Cinema com Rapadura

OPINIÃO   quinta-feira, 19 de fevereiro de 2009

Emma

Com ares de filme feito para a televisão, “Emma” talvez seja a adaptação mais fraca para os cinemas de um dos livros de Jane Austen. Apesar de ser praticamente capítulo por capítulo, não existe nada que realmente chame a atenção, e pior: o carisma de seus personagens principais é quase zero.

Com um lugar privilegiado na sociedade britânica da época, Emma Woodhouse (Gwyneth Paltrow) tem certeza de que casar não é uma de suas prioridades. Por ser extremamente rica e ter direito à herança que virá a receber do pai, diferente das moças da época (que em sua maioria só pensavam em encontrar um bom marido), ela prefere treinar arco e flecha a ter de encarar um possível pretendente. Portanto, ela decide que, já que não precisa de um marido, tentará usar de sua boa posição para conseguir um bom partido para sua amiga Harriet Smith, já que esta está prestes a se casar com um homem que Emma desaprova: um “reles” fazendeiro. Porém, jogar com o coração alheio nem sempre é fácil como parece.

Geralmente, obras de Austen adaptadas para as telas revelam o melhor do universo britânico nos cinemas: os atores são impecáveis, a trilha sonora é um daqueles marcos que engrandecem a trama e a fotografia é de encher os olhos de qualquer espectador. Essas são, respectivamente, as principais falhas deste trabalho. Onde deveria primar, ela peca. Isso sem falar da ironia fina, uma marca registrada da autora que é simplesmente inexistente nessa película. É tudo muito fraco, sem imaginação e, portanto, sem vida: exatamente o contrário do que se geralmente é extraído de histórias da britânica.

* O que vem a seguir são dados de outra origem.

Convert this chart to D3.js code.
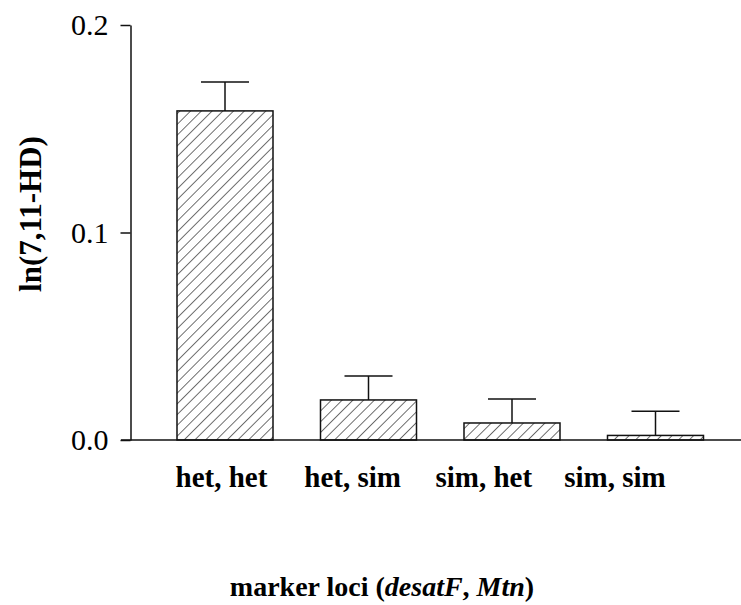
<!DOCTYPE html>
<html>
<head>
<meta charset="utf-8">
<script src="https://cdn.jsdelivr.net/npm/d3@7"></script>
<style>
  body { margin: 0; background: #fff; }
  svg { display: block; }
</style>
</head>
<body>
<div id="chart"></div>
<script>
const categories = ["het, het", "het, sim", "sim, het", "sim, sim"];
const means = [0.1586, 0.0193, 0.0082, 0.0022];
const errors = [0.0139, 0.0115, 0.0116, 0.0116];
const yTicks = [0.0, 0.1, 0.2];

const width = 741;
const height = 605;
const serif = "Liberation Serif, Times New Roman, serif";

const svg = d3.select("#chart")
  .append("svg")
  .attr("width", width)
  .attr("height", height);

// diagonal hatch for the bars
const defs = svg.append("defs");
defs.append("pattern")
  .attr("id", "hatch")
  .attr("patternUnits", "userSpaceOnUse")
  .attr("width", 7.6)
  .attr("height", 7.6)
  .attr("patternTransform", "rotate(45)")
  .append("line")
  .attr("x1", 0).attr("y1", 0)
  .attr("x2", 0).attr("y2", 7.6)
  .attr("stroke", "#222")
  .attr("stroke-width", 1.3);

const x = d3.scaleBand()
  .domain(categories)
  .range([153.25, 727.25])
  .paddingInner(0.331)
  .paddingOuter(0.1655);

// labels sit a bit left of the bars in the original
const xLabel = d3.scalePoint()
  .domain(categories)
  .range([221.5, 615]);

const y = d3.scaleLinear()
  .domain([0, 0.2])
  .range([440, 25]);

const bars = categories.map((c, i) => ({ cat: c, mean: means[i], err: errors[i] }));

svg.selectAll("rect.bar")
  .data(bars)
  .enter()
  .append("rect")
  .attr("class", "bar")
  .attr("x", d => x(d.cat))
  .attr("y", d => y(d.mean))
  .attr("width", x.bandwidth())
  .attr("height", d => y(0) - y(d.mean))
  .attr("fill", "url(#hatch)")
  .attr("stroke", "#111")
  .attr("stroke-width", 1.5);

// error bars (upper only)
const eb = svg.selectAll("g.err")
  .data(bars)
  .enter()
  .append("g")
  .attr("class", "err")
  .attr("stroke", "#111")
  .attr("stroke-width", 1.5);

eb.append("line")
  .attr("x1", d => x(d.cat) + x.bandwidth() / 2)
  .attr("x2", d => x(d.cat) + x.bandwidth() / 2)
  .attr("y1", d => y(d.mean))
  .attr("y2", d => y(d.mean + d.err));

eb.append("line")
  .attr("x1", d => x(d.cat) + x.bandwidth() / 4)
  .attr("x2", d => x(d.cat) + x.bandwidth() * 3 / 4)
  .attr("y1", d => y(d.mean + d.err))
  .attr("y2", d => y(d.mean + d.err));

// y axis
const yAxis = svg.append("g")
  .attr("transform", "translate(130.5,0)")
  .call(d3.axisLeft(y)
    .tickValues(yTicks)
    .tickFormat(d3.format(".1f"))
    .tickSize(10)
    .tickSizeOuter(0)
    .tickPadding(12));

yAxis.selectAll("path, line")
  .attr("stroke", "#111")
  .attr("stroke-width", 1.5);
yAxis.selectAll("text")
  .attr("font-family", serif)
  .attr("font-size", 30)
  .attr("fill", "#000");

// x axis line
svg.append("line")
  .attr("x1", 121)
  .attr("x2", width)
  .attr("y1", y(0))
  .attr("y2", y(0))
  .attr("stroke", "#111")
  .attr("stroke-width", 1.5);

svg.selectAll("text.cat")
  .data(categories)
  .enter()
  .append("text")
  .attr("class", "cat")
  .attr("x", d => xLabel(d))
  .attr("y", 487)
  .attr("text-anchor", "middle")
  .attr("font-family", serif)
  .attr("font-size", 29)
  .attr("font-weight", "bold")
  .text(d => d);

// axis titles
const xt = svg.append("text")
  .attr("x", 382)
  .attr("y", 596)
  .attr("text-anchor", "middle")
  .attr("font-family", serif)
  .attr("font-size", 28)
  .attr("font-weight", "bold");
xt.append("tspan").text("marker loci (");
xt.append("tspan").attr("font-style", "italic").text("desatF");
xt.append("tspan").text(", ");
xt.append("tspan").attr("font-style", "italic").text("Mtn");
xt.append("tspan").text(")");

svg.append("text")
  .attr("transform", "translate(41,214) rotate(-90)")
  .attr("text-anchor", "middle")
  .attr("font-family", serif)
  .attr("font-size", 31)
  .attr("font-weight", "bold")
  .text("ln(7,11-HD)");
</script>
</body>
</html>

A Emma de Gwyneth Paltrow não poderia ser mais enjoativa e sem atrativos. Além de interpretar de maneira débil a problemática Emma, que acredita ter o mundo em suas mãos, Paltrow ainda força a paciência de quem assiste ao tentar usurpar o usual e tradicional sotaque britânico. Somado a isso, coloque o fato de que Jeremy Northam, seu par romântico em cena, tem química zero com ela. Uma comédia romântica que não traz uma forte química entre seus personagens principais está fadada a ser mal-sucedida, essa é quase uma regra geral e básica. Ainda sobre o elenco, Toni Collette e Ewan McGregor talvez sejam os únicos elementos capazes de serem salvos nesse ilógico filme. Collette como a inocente e cabeça-oca Harriet e McGregor como o deselegante Frank Churchill.

Emma, que deveria girar o filme inteiro em si mesma (já que tudo é voltado para o universo que acontece ao seu redor e as histórias que ela modifica com pequenos toques), perde-se na falta de criatividade de um roteiro que, por si só, já amarra seus atores. Onde já se viu matar diálogos daquela maneira? Entre outras qualidades, o texto mundialmente conhecido de Austen trazia de maneira sutil uma crítica severa à futilidade e hipocrisia da sociedade da época, que muitas vezes não precisavam sequer ser escritas no papel para serem entendidas. Isso faz com que a história seja quase divertida, quase romântica, quase interessante; mas é isso: uma sucessão de “quases”, já que o principal falta.

Até o longa-metragem teen “As Patricinhas de Bervely Hills” consegue ser mais interessante de ser assistido. E aqui vale uma pequena observação: na época, a diretora e roteirista de “Patricinhas”, Amy Heckerling, disse ter se inspirado em “Emma” para a produção de seu trabalho. Mas não se engane: o filme é inteiramente pautado no livro, de cabo a rabo, modificando apenas os nomes dos personagens e uma besteirinha aqui e outra ali.

Correndo o risco de ser ainda mais chata em relação aos pecados cometidos aqui, resta adicionar a falta de tato e bom senso da fotografia e do figurino. A imagem traz um daqueles efeitos de edição que faz com que fique com um brilho a mais em cena, com um tom amarelo que quase dói na vista de tão forçado. Nem mesmo os belos campos, castelos e casas inglesas conseguem salvar a fotografia.

No final das contas, é frustrante ver um ótimo enredo ser reduzido a um filme onde o diretor parece não saber onde pisa. Entre muitas bolas fora, o diretor Douglas McGrath, que, coincidentemente, também assina a adaptação, ainda cai no exagero de querer complicar tanto alguns de seus enquadramentos, que estes acabam tendo seus feitiços revirados contra o feiticeiro. Assim como Emma, ele acaba percebendo que quanto mais força a cena, pior ela fica. Pelo menos essa lição do livro ele deve ter aprendido.